Note: The grey fields in the given sketch are the steps that are required for device simulations but not for bulk simulations.

Output

The results are stored in multiple files:

• prefix (+ parameter) + potentialEq.txt: This file contains the (initial) equilibrium potential in the device. First line represents the extent of the grid, then the potential at each point is written.
• prefix (+ parameter) + EFieldXEq.txt: This file contains the (initial) equilibrium EField in the X-direction. Same structure as previous file.
• prefix (+ parameter) + EFieldYEq.txt: This file contains the (initial) equilibrium EField in the Y-direction. Same structure as previous file.
• prefix (+ parameter) + ElectronsConcEq.txt: This file contains the (initial) equilibrium concentration of the electrsons at each grid point. Same structure as previous file.
• prefix (+ parameter) + potentialAvg.txt: This file contains the (final) average potential in the device. Same structure as previous file.
• prefix (+ parameter) + ElectronsConcAvg.txt: This file contains the (final) average concentration of the electrsons at each grid point. Same structure as previous file.
• prefix (+ parameter) + ElectronsEq.txt: This file contains the (initial) equilibrium characteristics of the simulated electrons. The first line represents the maxPos of the device and in the following each line represents the characteristics of one particle.
• prefix (+ parameter) + ElectronsFinal.txt: This file contains the final characteristics of the simulated electrons. Same structure as previous file.

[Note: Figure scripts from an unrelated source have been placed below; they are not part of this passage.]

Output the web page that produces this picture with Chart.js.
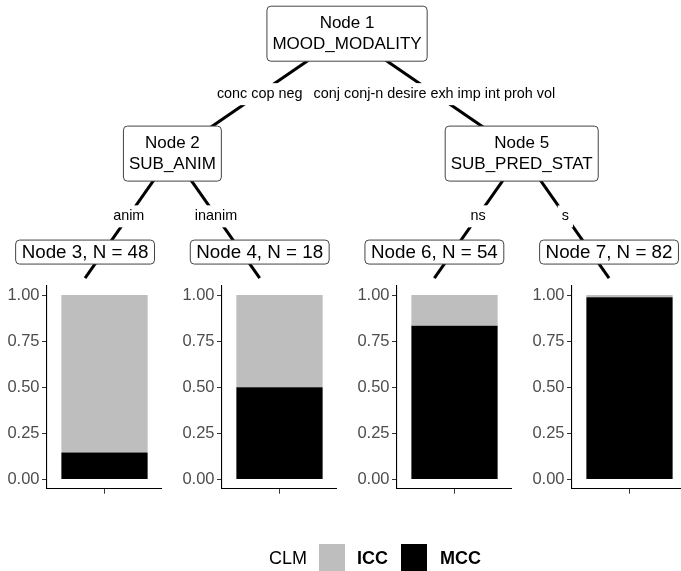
<!DOCTYPE html>
<html>
<head>
<meta charset="utf-8">
<script src="https://cdn.jsdelivr.net/npm/chart.js@4.4.0/dist/chart.umd.min.js"></script>
<style>
    body { margin: 0; background: #fff; }
    #wrap { position: relative; width: 681px; height: 571px; overflow: hidden; font-family: 'Liberation Sans', Arial, sans-serif; }
    #tree { position: absolute; left: 0; top: 0; }
    .leaf { position: absolute; top: 280px; }
    .legend-text { position: absolute; top: 547px; font-size: 18px; line-height: 22px; color: #000; }
    .key { position: absolute; top: 544px; width: 26px; height: 27px; }
</style>
</head>
<body>
<div id="wrap">
    <canvas id="tree" width="681" height="571"></canvas>
    <canvas id="leaf3" class="leaf" width="162" height="215" style="left:0px"></canvas>
    <canvas id="leaf4" class="leaf" width="162" height="215" style="left:175px"></canvas>
    <canvas id="leaf6" class="leaf" width="162" height="215" style="left:350px"></canvas>
    <canvas id="leaf7" class="leaf" width="162" height="215" style="left:525px"></canvas>

    <span class="legend-text" style="left:269px">CLM</span>
    <div class="key" style="left:319px; background:#bebebe"></div>
    <span class="legend-text" style="left:357px; font-weight:bold">ICC</span>
    <div class="key" style="left:401px; background:#000"></div>
    <span class="legend-text" style="left:440px; font-weight:bold">MCC</span>
</div>
<script>
// Tree layout (x in leaf units, y in 0..1 from bottom)
const nodeIds   = [1, 2, 3, 4, 5, 6, 7];
const nodeX     = [2.5, 1.5, 1, 2, 3.5, 3, 4];
const nodeY     = [0.941, 0.731, 0.513, 0.513, 0.731, 0.513, 0.513];
const nodeSplit = ['MOOD_MODALITY', 'SUB_ANIM', null, null, 'SUB_PRED_STAT', null, null];
const nodeN     = [null, null, 48, 18, null, 54, 82];

const edgeFrom   = [1, 1, 2, 2, 5, 5];
const edgeTo     = [2, 5, 3, 4, 6, 7];
const edgeLabels = ['conc cop neg', 'conj conj-n desire exh imp int proh vol', 'anim', 'inanim', 'ns', 's'];

// Terminal node class shares
const leafNodes = [3, 4, 6, 7];
const iccShare  = [0.854, 0.5, 0.167, 0.012];
const mccShare  = [0.146, 0.5, 0.833, 0.988];
const yTicks    = [0, 0.25, 0.5, 0.75, 1];

const FONT = '"Liberation Sans", Arial, sans-serif';
const idx = id => nodeIds.indexOf(id);

// Draw labels and node boxes on top of the edges
const treeLabels = {
    id: 'treeLabels',
    afterDatasetsDraw(chart) {
        const ctx = chart.ctx;
        const xs = chart.scales.x, ys = chart.scales.y;
        ctx.save();
        ctx.textAlign = 'center';
        ctx.textBaseline = 'middle';

        // edge labels
        ctx.font = '14.4px ' + FONT;
        edgeFrom.forEach((f, i) => {
            const a = idx(f), b = idx(edgeTo[i]);
            const px = (xs.getPixelForValue(nodeX[a]) + xs.getPixelForValue(nodeX[b])) / 2;
            const py = (ys.getPixelForValue(nodeY[a]) + ys.getPixelForValue(nodeY[b])) / 2 + 0.5;
            const w = ctx.measureText(edgeLabels[i]).width + 8;
            ctx.fillStyle = '#fff';
            ctx.fillRect(px - w / 2, py - 11, w, 22);
            ctx.fillStyle = '#000';
            ctx.fillText(edgeLabels[i], px, py);
        });

        // node boxes
        nodeIds.forEach((id, i) => {
            const px = xs.getPixelForValue(nodeX[i]);
            let py = ys.getPixelForValue(nodeY[i]);
            let lines, size, pad, h;
            if (nodeSplit[i]) {
                lines = ['Node ' + id, nodeSplit[i]];
                size = 17; pad = 5.5; h = 55;
            } else {
                lines = ['Node ' + id + ', N = ' + nodeN[i]];
                size = 18.8; pad = 6; h = 24;
                py -= 26;
            }
            ctx.font = size + 'px ' + FONT;
            const w = Math.max(...lines.map(t => ctx.measureText(t).width)) + pad * 2;
            ctx.beginPath();
            ctx.roundRect(px - w / 2, py - h / 2, w, h, 4);
            ctx.fillStyle = '#fff';
            ctx.fill();
            ctx.lineWidth = 1;
            ctx.strokeStyle = '#444';
            ctx.stroke();
            ctx.fillStyle = '#000';
            if (lines.length === 2) {
                ctx.fillText(lines[0], px, py - 10);
                ctx.fillText(lines[1], px, py + 10.5);
            } else {
                ctx.fillText(lines[0], px, py + 0.5);
            }
        });
        ctx.restore();
    }
};

// Tree edges
new Chart(document.getElementById('tree'), {
    type: 'scatter',
    data: {
        datasets: edgeFrom.map((f, i) => ({
            data: [
                { x: nodeX[idx(f)], y: nodeY[idx(f)] },
                { x: nodeX[idx(edgeTo[i])], y: nodeY[idx(edgeTo[i])] }
            ],
            showLine: true,
            borderColor: '#000',
            borderWidth: 3,
            pointRadius: 0
        }))
    },
    options: {
        responsive: false,
        animation: false,
        layout: { padding: 0 },
        plugins: { legend: { display: false }, tooltip: { enabled: false } },
        scales: {
            x: { type: 'linear', min: 0.513, max: 4.412, display: false },
            y: { type: 'linear', min: 0, max: 1, display: false }
        }
    },
    plugins: [treeLabels]
});

// Terminal node bar charts
leafNodes.forEach((id, i) => {
    new Chart(document.getElementById('leaf' + id), {
        type: 'bar',
        data: {
            labels: [''],
            datasets: [
                { label: 'MCC', data: [mccShare[i]], backgroundColor: '#000000', barPercentage: 0.75, categoryPercentage: 1 },
                { label: 'ICC', data: [iccShare[i]], backgroundColor: '#bebebe', barPercentage: 0.75, categoryPercentage: 1 }
            ]
        },
        options: {
            responsive: false,
            animation: false,
            layout: { padding: { top: 5.8, left: 0, right: 0, bottom: 0 } },
            plugins: { legend: { display: false }, tooltip: { enabled: false } },
            scales: {
                x: {
                    stacked: true,
                    offset: true,
                    grid: { offset: false, drawOnChartArea: false, drawTicks: true, tickLength: 5, color: '#333' },
                    border: { display: true, color: '#000', width: 1.1 },
                    ticks: { display: false },
                    afterFit(s) { s.height = 6.3; s.paddingLeft = 0; s.paddingRight = 0; }
                },
                y: {
                    stacked: true,
                    min: -0.05,
                    max: 1.05,
                    afterBuildTicks(s) { s.ticks = yTicks.map(v => ({ value: v })); },
                    grid: { drawOnChartArea: false, drawTicks: true, tickLength: 5, color: '#333' },
                    border: { display: true, color: '#000', width: 1.1 },
                    ticks: {
                        color: '#4d4d4d',
                        padding: 2.5,
                        font: { size: 16.5, family: FONT },
                        callback: v => v.toFixed(2)
                    },
                    afterFit(s) { s.width = 47; s.paddingTop = 0; s.paddingBottom = 0; }
                }
            }
        }
    });
});
</script>
</body>
</html>
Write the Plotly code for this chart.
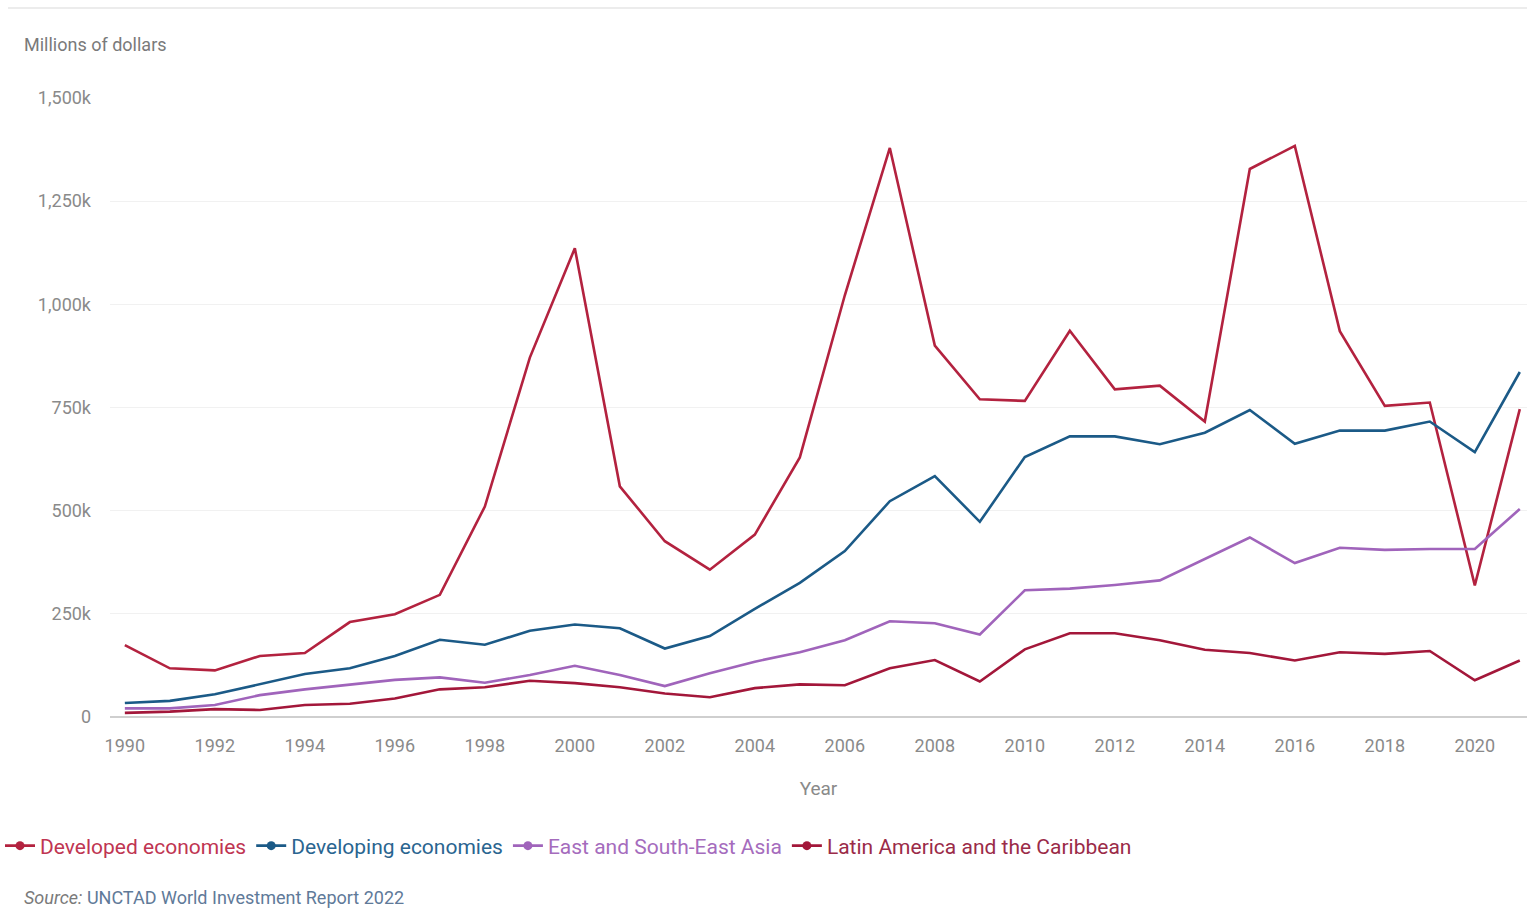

The file plotMosfetResults.py shows how these resulting files can be plotted. For the usage of this file emcPlottingFiles has to be installed, as is described here.

References

• ViennaWD: ViennaWD is a set of tools for various simulations written at the Institute for Microelectronics. The Classical ensemble Monte Carlo Code (CEMC) was used for the comparison of the results of this example and was also the basis for the development of this code.